PROBLEM TO WORK ON
Without the pictures, output the lines of the material from the very first through the one that holds "const sizeTicks=[-0.5,-0.25,0,0.25];".

GIVEN INFORMATION
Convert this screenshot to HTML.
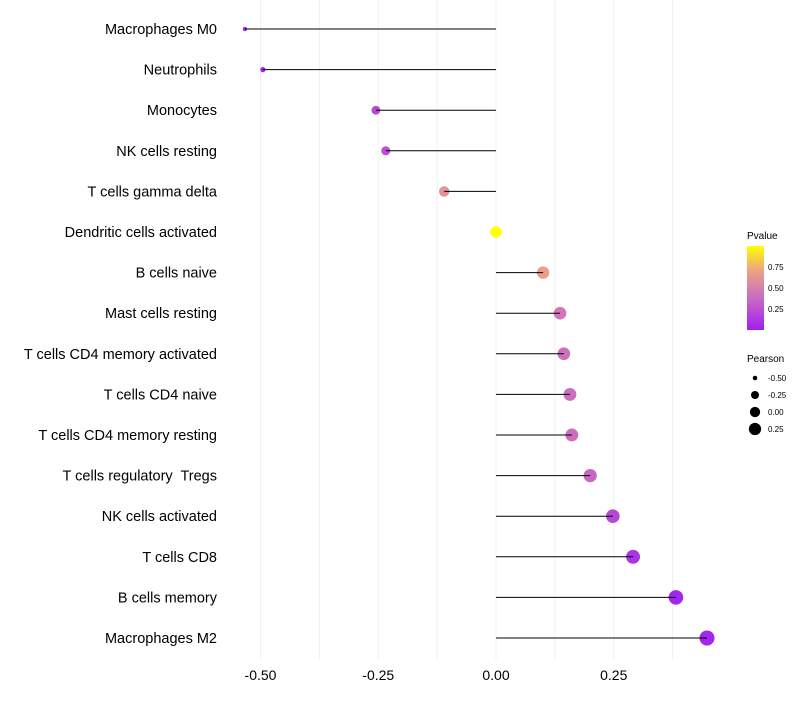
<!DOCTYPE html>
<html><head><meta charset="utf-8"><style>
body{margin:0;background:#fff;font-family:"Liberation Sans",sans-serif}
text{white-space:pre}
</style></head><body>
<svg id="chart" width="800" height="700" xmlns="http://www.w3.org/2000/svg"></svg>
<script>
const categories=["Macrophages M0","Neutrophils","Monocytes","NK cells resting","T cells gamma delta","Dendritic cells activated","B cells naive","Mast cells resting","T cells CD4 memory activated","T cells CD4 naive","T cells CD4 memory resting","T cells regulatory  Tregs","NK cells activated","T cells CD8","B cells memory","Macrophages M2"];
const pearson=[-0.533,-0.495,-0.255,-0.234,-0.110,0.0,0.100,0.136,0.144,0.157,0.161,0.200,0.248,0.291,0.382,0.448];
const pvalues=[0.01,0.02,0.22,0.25,0.62,1.0,0.68,0.45,0.42,0.40,0.40,0.36,0.2,0.1,0.03,0.04];
const xTicks=[-0.5,-0.25,0,0.25];
const xTickLabels=["-0.50","-0.25","0.00","0.25"];
const pTicks=[0.25,0.5,0.75];
const sizeTicks=[-0.5,-0.25,0,0.25];

const svg=document.getElementById('chart');
const NS="http://www.w3.org/2000/svg";
const x=v=>496+v*471;
const y=i=>29+i*40.6;
const r=v=>Math.sqrt(Math.max(1,33+53*v));
const stops=[[0,[160,32,240]],[0.4,[204,110,192]],[0.7,[236,160,136]],[1,[255,255,0]]];
function col(p){for(let k=1;k<stops.length;k++){if(p<=stops[k][0]){const a=stops[k-1],b=stops[k],t=(p-a[0])/(b[0]-a[0]);const c=a[1].map((v,j)=>Math.round(v+(b[1][j]-v)*t));return `rgb(${c})`;}}return 'rgb(255,255,0)';}
function mk(tag,attrs,txt){const e=document.createElementNS(NS,tag);for(const k in attrs)e.setAttribute(k,attrs[k]);if(txt!==undefined)e.textContent=txt;svg.appendChild(e);return e;}

for(let v=-0.5;v<=0.375;v+=0.125){const g=mk('line',{x1:x(v),x2:x(v),y1:0,y2:660,stroke:'#f0f0f0','stroke-width':1});

}
xTicks.forEach((v,i)=>{const t=mk('text',{x:x(v),y:680,'text-anchor':'middle','font-size':14,fill:'#000'},xTickLabels[i]);

});
categories.forEach((c,i)=>{
const t=mk('text',{x:217,y:y(i)+5,'text-anchor':'end','font-size':14.5,fill:'#000'},c);


const d=mk('circle',{cx:x(pearson[i]),cy:y(i),r:r(pearson[i]),fill:col(pvalues[i])});


const l=mk('line',{x1:x(0),x2:x(pearson[i]),y1:y(i),y2:y(i),stroke:'#000','stroke-width':1});


});
const lt=mk('text',{x:747,y:239,'font-size':10,fill:'#000'},'Pvalue');


const defs=mk('defs',{});
const lg=document.createElementNS(NS,'linearGradient');lg.setAttribute('id','pg');lg.setAttribute('x1',0);lg.setAttribute('x2',0);lg.setAttribute('y1',1);lg.setAttribute('y2',0);
stops.forEach(s=>{const st=document.createElementNS(NS,'stop');st.setAttribute('offset',s[0]);st.setAttribute('stop-color',`rgb(${s[1]})`);lg.appendChild(st);});
defs.appendChild(lg);
const bar=mk('rect',{x:747,y:246,width:17,height:84,fill:'url(#pg)'});


pTicks.forEach(p=>{const py=330-p*84;
const tl=mk('text',{x:768,y:py+3,'font-size':8,fill:'#000'},p.toFixed(2));

});
const st=mk('text',{x:747,y:362,'font-size':10,fill:'#000'},'Pearson');


sizeTicks.forEach((v,i)=>{const cy=378+i*17;
const c=mk('circle',{cx:755,cy:cy,r:r(v)*0.9,fill:'#000'});


const tl=mk('text',{x:768,y:cy+3,'font-size':8,fill:'#000'},v.toFixed(2));

});
</script>
</body></html>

WORKED ANSWER
Convert this screenshot to HTML.
<!DOCTYPE html>
<html><head><meta charset="utf-8"><style>
body{margin:0;background:#fff;font-family:"Liberation Sans",sans-serif}
text{white-space:pre}
</style></head><body>
<svg id="chart" width="800" height="700" xmlns="http://www.w3.org/2000/svg"></svg>
<script>
const categories=["Macrophages M0","Neutrophils","Monocytes","NK cells resting","T cells gamma delta","Dendritic cells activated","B cells naive","Mast cells resting","T cells CD4 memory activated","T cells CD4 naive","T cells CD4 memory resting","T cells regulatory  Tregs","NK cells activated","T cells CD8","B cells memory","Macrophages M2"];
const pearson=[-0.533,-0.495,-0.255,-0.234,-0.110,0.0,0.100,0.136,0.144,0.157,0.161,0.200,0.248,0.291,0.382,0.448];
const pvalues=[0.01,0.02,0.22,0.25,0.62,1.0,0.68,0.45,0.42,0.40,0.40,0.36,0.2,0.1,0.03,0.04];
const xTicks=[-0.5,-0.25,0,0.25];
const xTickLabels=["-0.50","-0.25","0.00","0.25"];
const pTicks=[0.25,0.5,0.75];
const sizeTicks=[-0.5,-0.25,0,0.25];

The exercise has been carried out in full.